Genrekonventionen als kreative Quelle

Gerade jetzt, im Dezember, lesen und reden wir wieder viel über Weihnachtsfilme, oft kommt dabei auch das Thema „Genre“ zur Sprache – gibt es einen Typus von Weihnachtsfilm? Filme in Genrekategorien zu pressen, scheint oft überflüssig, beschränkend. In Wirklichkeit haben wir es aber pausenlos mit Genrekategorien zu tun, auch wenn diese nicht immer explizit ausgesprochen werden.
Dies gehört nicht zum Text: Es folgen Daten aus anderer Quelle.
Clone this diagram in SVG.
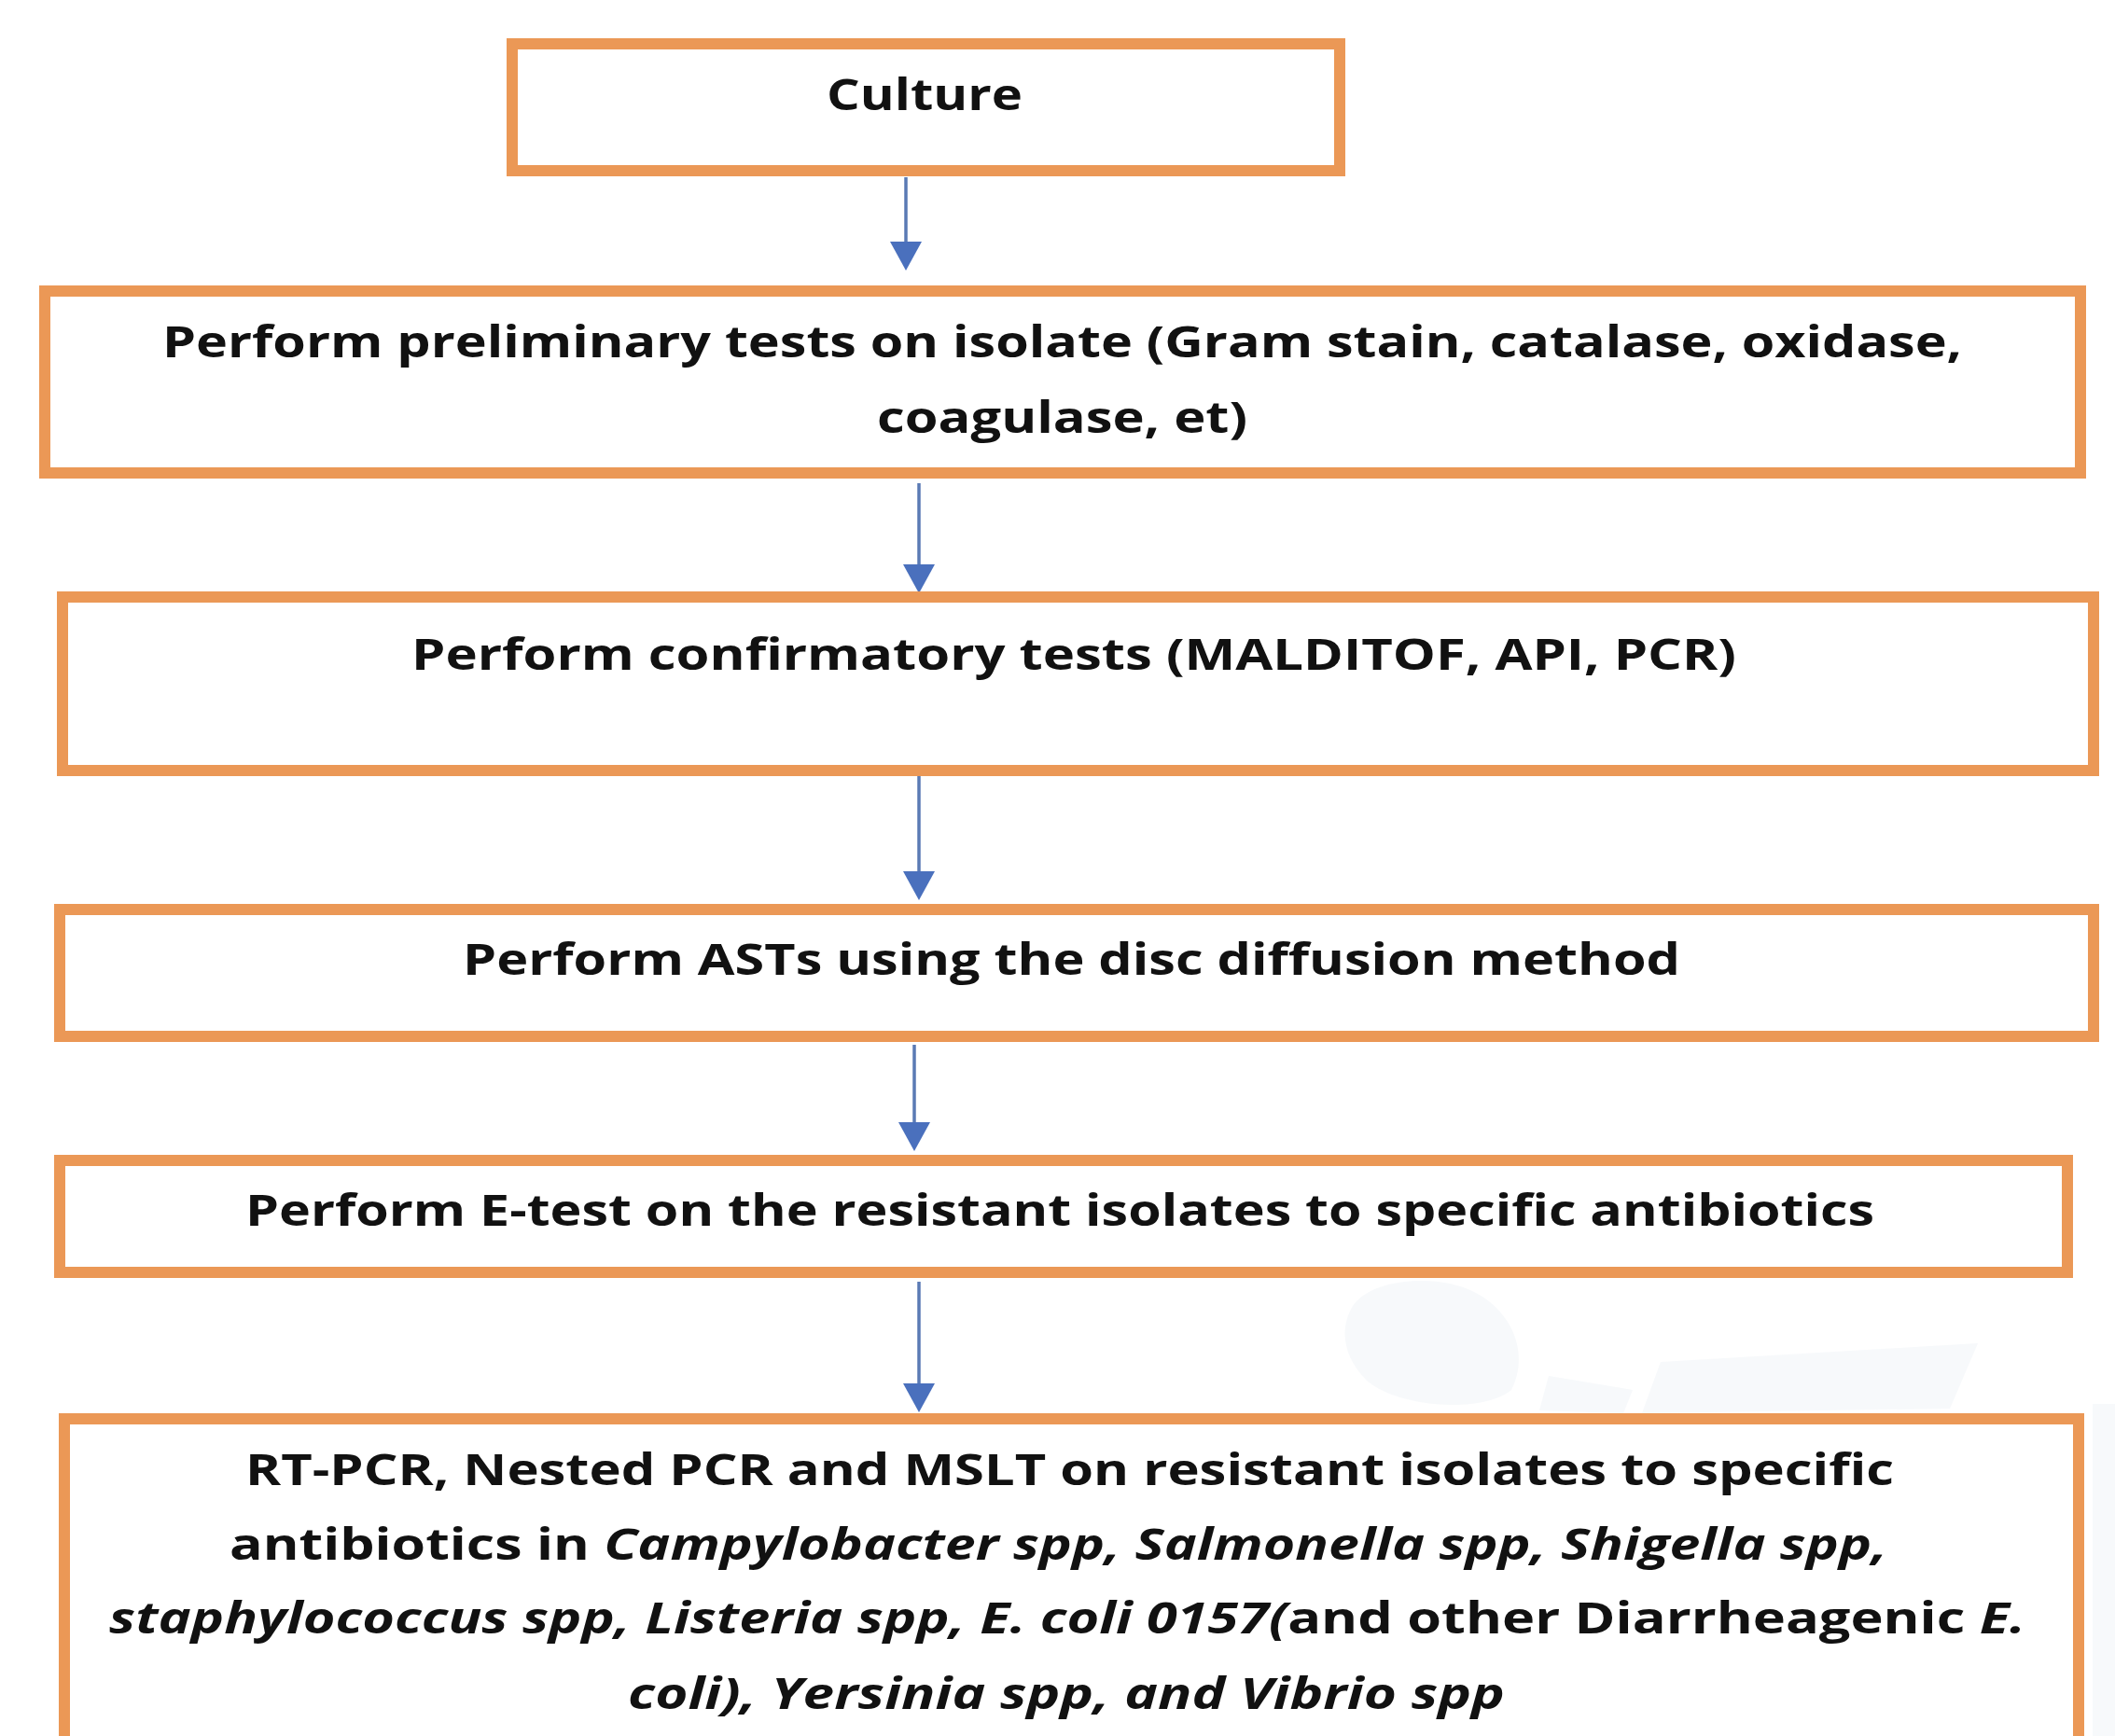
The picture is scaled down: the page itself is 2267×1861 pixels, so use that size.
<svg xmlns="http://www.w3.org/2000/svg" width="2267" height="1861" viewBox="0 0 2267 1861">
  <style>
    .box { fill: #ffffff; stroke: #eb9856; stroke-width: 12; }
    .lbl { font-family: "Open Sans", "Liberation Sans", "DejaVu Sans", sans-serif; font-weight: 700; font-size: 47px; fill: #111111; }
    .it { font-style: italic; }
    .conn { stroke: #5a7ab4; stroke-width: 3.5; fill: none; marker-end: url(#head); }
    .wm { fill: #f4f7fa; }
  </style>
  <defs>
    <marker id="head" markerUnits="userSpaceOnUse" viewBox="0 0 31 34" markerWidth="31" markerHeight="34" refX="0" refY="17" orient="auto">
      <path d="M0,0 L31,17 L0,34 Z" fill="#4a70bd"/>
    </marker>
  </defs>

  <rect width="2267" height="1861" fill="#ffffff"/>

  <!-- faint background artwork -->
  <g id="backdrop" opacity="0.7">
    <path class="wm" d="M1450,1400 C1470,1370 1540,1365 1580,1385 C1620,1405 1640,1450 1620,1490 C1590,1515 1500,1510 1465,1480 C1440,1455 1435,1425 1450,1400 Z"/>
    <path class="wm" d="M1780,1460 L2120,1440 L2090,1510 L1760,1515 Z"/>
    <path class="wm" d="M1660,1475 L1750,1490 L1740,1515 L1650,1512 Z"/>
    <rect class="wm" x="2243" y="1505" width="24" height="356"/>
  </g>

  <!-- connectors -->
  <g id="connectors">
    <line class="conn" x1="971" y1="190" x2="971" y2="259"/>
    <line class="conn" x1="985" y1="518" x2="985" y2="605"/>
    <line class="conn" x1="985" y1="832" x2="985" y2="934"/>
    <line class="conn" x1="980" y1="1120" x2="980" y2="1203"/>
    <line class="conn" x1="985" y1="1374" x2="985" y2="1483"/>
  </g>

  <g id="culture">
    <rect class="box" x="549" y="47" width="887" height="136"/>
    <text class="lbl" x="886" y="118" textLength="210" lengthAdjust="spacingAndGlyphs">Culture</text>
  </g>

  <g id="preliminary-tests">
    <rect class="box" x="48" y="312" width="2182" height="195"/>
    <text class="lbl" x="174" y="383" textLength="1929" lengthAdjust="spacingAndGlyphs">Perform preliminary tests on isolate (Gram stain, catalase, oxidase,</text>
    <text class="lbl" x="940" y="464" textLength="397" lengthAdjust="spacingAndGlyphs">coagulase, et)</text>
  </g>

  <g id="confirmatory-tests">
    <rect class="box" x="67" y="640" width="2177" height="186"/>
    <text class="lbl" x="441" y="718" textLength="1420" lengthAdjust="spacingAndGlyphs">Perform confirmatory tests (MALDITOF, API, PCR)</text>
  </g>

  <g id="ast-disc-diffusion">
    <rect class="box" x="64" y="975" width="2180" height="136"/>
    <text class="lbl" x="496" y="1045" textLength="1305" lengthAdjust="spacingAndGlyphs">Perform ASTs using the disc diffusion method</text>
  </g>

  <g id="e-test">
    <rect class="box" x="64" y="1244" width="2152" height="120"/>
    <text class="lbl" x="263" y="1314" textLength="1746" lengthAdjust="spacingAndGlyphs">Perform E-test on the resistant isolates to specific antibiotics</text>
  </g>

  <g id="molecular-typing">
    <rect class="box" x="69" y="1521" width="2159" height="420"/>
    <text class="lbl" x="263" y="1592" textLength="1767" lengthAdjust="spacingAndGlyphs">RT-PCR, Nested PCR and MSLT on resistant isolates to specific</text>
    <text class="lbl" x="246" y="1672" textLength="1777" lengthAdjust="spacingAndGlyphs">antibiotics in <tspan class="it">Campylobacter spp, Salmonella spp, Shigella spp,</tspan></text>
    <text class="lbl" x="117" y="1751" textLength="2054" lengthAdjust="spacingAndGlyphs"><tspan class="it">staphylococcus spp, Listeria spp, E. coli 0157(</tspan>and other Diarrheagenic <tspan class="it">E.</tspan></text>
    <text class="lbl" x="673" y="1832" textLength="940" lengthAdjust="spacingAndGlyphs"><tspan class="it">coli), Yersinia spp, and Vibrio spp</tspan></text>
  </g>
</svg>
Von Erwartungen und Intuitionen

Lesen wir als Kinozuschauerinnen oder Streamingnutzerinnen in einer Beschreibung von einem Horror-, Liebesfilm, Polit-Thriller oder Historiendrama haben wir sofort gewisse Erwartungen gegenüber einem Film. Was wir uns etwa unter einem Horrorfilm vorstellen, müssen wir nicht jedes Mal hinterfragen, wir spielen intuitiv Erwartungshaltungen durch. Dieses Wissen ist kulturell angeeignet, wir lernen es, indem wir Genrefilme schauen. Beispielsweise hat der Großteil des deutschsprachigen Publikums wahrscheinlich mehr Vorstellung vom alpenländischen Heimatfilm als vom Martial Arts Film oder einer Nollywood Tragikomödie. So sicher wie Cottbus in Deutschland liegt wird ein genretreuer Weihnachtsfilm seine Handlung in der Weihnachtszeit ansiedeln. Um vom Großteil des Zielpublikums verständliche Genrekategorien kommen wir in Film- oder Serienbeschreibungen kaum umhin.
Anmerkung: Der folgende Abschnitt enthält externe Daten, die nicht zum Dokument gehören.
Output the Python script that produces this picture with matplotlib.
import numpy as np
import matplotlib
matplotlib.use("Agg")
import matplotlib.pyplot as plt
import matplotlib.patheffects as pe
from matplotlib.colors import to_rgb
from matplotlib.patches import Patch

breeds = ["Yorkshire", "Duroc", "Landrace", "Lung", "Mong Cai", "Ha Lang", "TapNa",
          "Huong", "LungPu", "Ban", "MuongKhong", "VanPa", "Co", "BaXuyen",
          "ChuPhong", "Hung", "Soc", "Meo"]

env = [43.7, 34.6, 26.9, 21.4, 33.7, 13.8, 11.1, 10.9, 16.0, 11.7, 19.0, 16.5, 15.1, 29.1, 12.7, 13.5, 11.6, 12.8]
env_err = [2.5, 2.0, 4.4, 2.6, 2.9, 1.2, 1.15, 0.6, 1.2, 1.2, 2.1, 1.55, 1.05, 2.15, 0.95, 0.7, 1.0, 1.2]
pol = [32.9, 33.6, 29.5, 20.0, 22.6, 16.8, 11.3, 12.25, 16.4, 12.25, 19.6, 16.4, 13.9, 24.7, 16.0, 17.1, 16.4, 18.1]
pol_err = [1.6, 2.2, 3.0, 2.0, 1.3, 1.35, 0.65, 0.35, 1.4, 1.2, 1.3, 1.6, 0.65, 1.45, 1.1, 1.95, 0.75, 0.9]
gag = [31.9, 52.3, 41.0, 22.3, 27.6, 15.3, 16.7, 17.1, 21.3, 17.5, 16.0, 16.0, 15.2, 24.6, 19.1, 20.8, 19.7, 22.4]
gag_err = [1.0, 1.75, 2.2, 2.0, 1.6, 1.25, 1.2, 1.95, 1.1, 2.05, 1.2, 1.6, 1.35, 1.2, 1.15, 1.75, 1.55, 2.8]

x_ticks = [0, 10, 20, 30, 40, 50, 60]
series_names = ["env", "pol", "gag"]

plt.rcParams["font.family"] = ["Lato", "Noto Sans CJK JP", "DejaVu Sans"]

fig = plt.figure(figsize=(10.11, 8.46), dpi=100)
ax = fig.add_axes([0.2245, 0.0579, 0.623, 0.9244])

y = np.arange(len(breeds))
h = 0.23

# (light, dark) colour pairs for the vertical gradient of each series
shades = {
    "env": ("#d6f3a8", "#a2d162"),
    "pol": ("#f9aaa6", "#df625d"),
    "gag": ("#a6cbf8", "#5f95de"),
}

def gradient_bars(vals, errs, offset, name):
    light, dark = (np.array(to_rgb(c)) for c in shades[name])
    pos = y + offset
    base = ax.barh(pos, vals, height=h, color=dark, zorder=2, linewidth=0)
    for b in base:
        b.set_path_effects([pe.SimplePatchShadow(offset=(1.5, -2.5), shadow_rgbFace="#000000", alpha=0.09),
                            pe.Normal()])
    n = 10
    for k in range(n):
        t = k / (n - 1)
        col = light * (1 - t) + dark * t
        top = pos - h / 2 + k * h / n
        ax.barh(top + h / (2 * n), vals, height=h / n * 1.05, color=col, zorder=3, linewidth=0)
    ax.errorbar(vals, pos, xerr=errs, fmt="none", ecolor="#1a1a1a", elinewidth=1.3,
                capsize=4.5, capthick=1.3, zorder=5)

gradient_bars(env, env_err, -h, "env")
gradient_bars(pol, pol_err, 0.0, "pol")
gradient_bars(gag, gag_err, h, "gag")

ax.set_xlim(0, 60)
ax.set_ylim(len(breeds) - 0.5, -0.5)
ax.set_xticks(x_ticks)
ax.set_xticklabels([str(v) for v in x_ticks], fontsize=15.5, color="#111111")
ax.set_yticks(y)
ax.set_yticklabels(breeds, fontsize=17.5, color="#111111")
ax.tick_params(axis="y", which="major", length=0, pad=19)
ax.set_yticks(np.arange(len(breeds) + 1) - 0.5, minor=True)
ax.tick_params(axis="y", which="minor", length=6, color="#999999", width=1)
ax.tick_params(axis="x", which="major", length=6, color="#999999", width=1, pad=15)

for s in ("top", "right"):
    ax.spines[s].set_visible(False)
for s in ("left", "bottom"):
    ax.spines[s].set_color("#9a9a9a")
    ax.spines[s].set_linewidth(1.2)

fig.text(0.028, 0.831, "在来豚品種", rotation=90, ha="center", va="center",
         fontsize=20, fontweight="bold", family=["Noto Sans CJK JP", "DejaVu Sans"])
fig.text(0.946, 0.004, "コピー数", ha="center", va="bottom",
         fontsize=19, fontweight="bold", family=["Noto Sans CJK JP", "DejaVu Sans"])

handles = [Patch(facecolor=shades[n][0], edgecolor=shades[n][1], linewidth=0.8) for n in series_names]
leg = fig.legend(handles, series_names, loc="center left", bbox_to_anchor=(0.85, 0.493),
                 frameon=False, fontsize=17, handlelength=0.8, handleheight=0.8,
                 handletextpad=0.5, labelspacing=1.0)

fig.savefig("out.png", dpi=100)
Links: Happiest Season – D: Clea DuVall – © 2020 CTMG; Rechts: Stirb langsam – D: John McTiernan – © 20th Century Fox

Oft werden die Begriffe Genre, Format, Welle und Label synonym verwendet, was besonders im Hinblick auf (Post-)Migrantisches und Queeres Kino auch seine problematische Seiten hat (genaueres dazu in Ep. 91 bzw. im Beitrag zu New Queer German Cinema). Die Verwendung von einzelnen Genrebegriffen ist aber nicht nur in der Rezeption und im Vermittlungs- und Distributionskontext relevant, sondern auch schon im Entstehungsprozess eines Films und wird für erzählerische und stilistische Entscheidungen richtungsweisend.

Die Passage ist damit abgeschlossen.